Eating as little as two servings of red meat per week is associated with an increased risk of developing Type 2 diabetes, researchers have found.
The findings from the Harvard T.H. Chan School of Public Health advocate reducing red meat consumption.
The study, published in The American Journal of Clinical Nutrition, used comprehensive health data from 216,695 participants.
People were asked to complete questionnaires about their diet every two to four years, for up to 36 years. During this time, more than 22,000 developed Type 2 diabetes.
The study found those who consumed the most red meat experienced a 62 per cent higher risk of developing Type 2 diabetes in comparison to minimal consumers.
Every additional daily serving of processed red meat was associated with a 46 per cent greater chance of developing Type 2 diabetes.
“Our findings strongly support dietary guidelines that recommend limiting the consumption of red meat and this applies to both processed and unprocessed red meat,” said first author Xiao Gu, a postdoctoral research fellow in the department of nutrition.
The research also explored alternative protein sources, finding that replacing a serving of red meat with plant-based proteins such as nuts and legumes led to a 30 per cent lower risk of Type 2 diabetes.

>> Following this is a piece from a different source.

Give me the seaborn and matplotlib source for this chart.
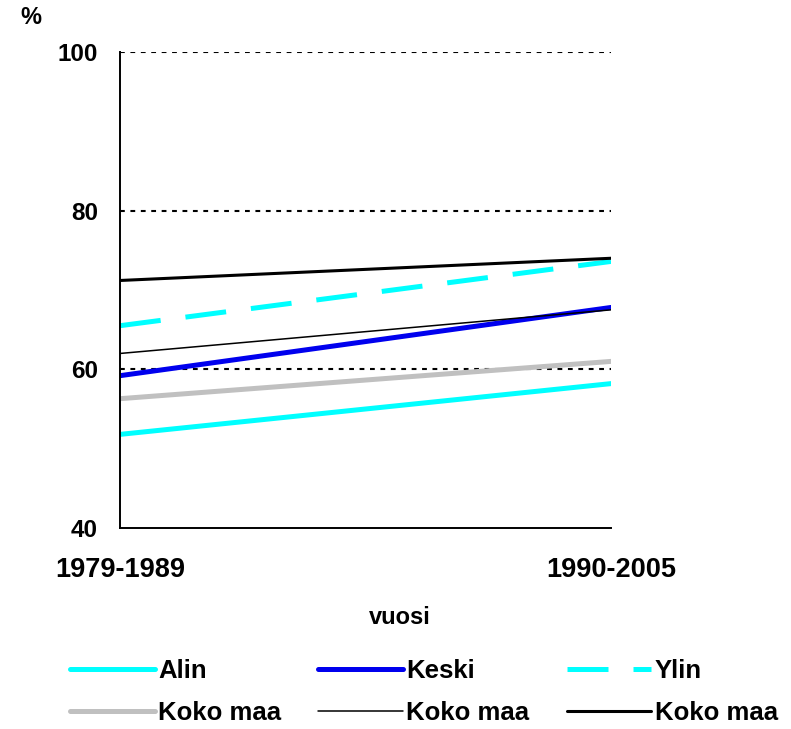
import pandas as pd
import matplotlib
matplotlib.use("Agg")
import matplotlib.pyplot as plt
import seaborn as sns

# ------------ data ------------
periods = ["1979-1989", "1990-2005"]
alin = [51.8, 58.2]
keski = [59.2, 67.8]
ylin = [65.5, 73.6]
koko_grey = [56.3, 61.0]
koko_thin = [62.0, 67.5]
koko_thick = [71.2, 74.0]
y_ticks = [40, 60, 80, 100]

series = [
    ("Alin", alin, dict(color="#00FFFF", lw=3.6)),
    ("Keski", keski, dict(color="#0000EE", lw=3.6)),
    ("Ylin", ylin, dict(color="#00FFFF", lw=3.6, dashes=(8.2, 5))),
    ("Koko maa", koko_grey, dict(color="#C0C0C0", lw=3.6)),
    ("Koko maa", koko_thin, dict(color="black", lw=1.1)),
    ("Koko maa", koko_thick, dict(color="black", lw=2.2)),
]

sns.set_style("white")
plt.rcParams["font.family"] = ["Liberation Sans", "DejaVu Sans"]
plt.rcParams["font.weight"] = "bold"
plt.rcParams["text.color"] = "black"
plt.rcParams["xtick.color"] = "black"
plt.rcParams["ytick.color"] = "black"

fig = plt.figure(figsize=(7.91, 7.29), dpi=100)
ax = fig.add_axes([120 / 791, 1 - 528 / 729, (611 - 120) / 791, (528 - 52) / 729])

handles = []
for name, vals, st in series:
    df = pd.DataFrame({"period": periods, "value": vals})
    sns.lineplot(data=df, x="period", y="value", ax=ax, color=st["color"],
                 linewidth=st["lw"], label=name, sort=False)
    line = ax.lines[-1]
    line.set_solid_capstyle("round")
    if "dashes" in st:
        line.set_dashes(st["dashes"])
    handles.append(line)

ax.set_xlim(0, 1)
ax.set_ylim(40, 100)
ax.set_yticks(y_ticks)
for v in y_ticks[1:]:
    ax.axhline(v, color="black", lw=1.5, ls=(0, (2.3, 2.7)), zorder=0)

ax.set_xlabel("")
ax.set_ylabel("")
ax.tick_params(axis="y", length=0, pad=16, labelsize=17.5)
ax.tick_params(axis="x", direction="in", length=6, width=1.4, pad=21, labelsize=19.5)
for s in ["top", "right"]:
    ax.spines[s].set_visible(False)
for s in ["left", "bottom"]:
    ax.spines[s].set_color("black")
    ax.spines[s].set_linewidth(1.4)
for lab in ax.get_xticklabels() + ax.get_yticklabels():
    lab.set_fontweight("bold")
    lab.set_color("black")

ax.get_legend().remove()
# matplotlib fills legend columns first, so interleave the rows
order = [0, 3, 1, 4, 2, 5]
fig.legend([handles[i] for i in order], [series[i][0] for i in order],
           ncol=3, loc="center left", bbox_to_anchor=(47 / 791, 1 - 692 / 729),
           frameon=False, handlelength=3.3, handletextpad=0.12,
           columnspacing=1.45, labelspacing=0.72,
           prop={"weight": "bold", "size": 18.5})

fig.text(20 / 791, 1 - 18 / 729, "%", fontsize=17, fontweight="bold", va="center", ha="left")
fig.text(400 / 791, 1 - 618 / 729, "vuosi", fontsize=17, fontweight="bold", va="center", ha="center")

fig.savefig("out.png", dpi=100)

“Given our findings and previous work by others, a limit of about one serving per week of red meat would be reasonable for people wishing to optimise their health and well-being,” said senior author Walter Willett, professor of epidemiology and nutrition.
The findings come at a time when Type 2 diabetes rates are increasing across the globe.
The disease is a major risk factor for cardiovascular and kidney disease, cancer and dementia.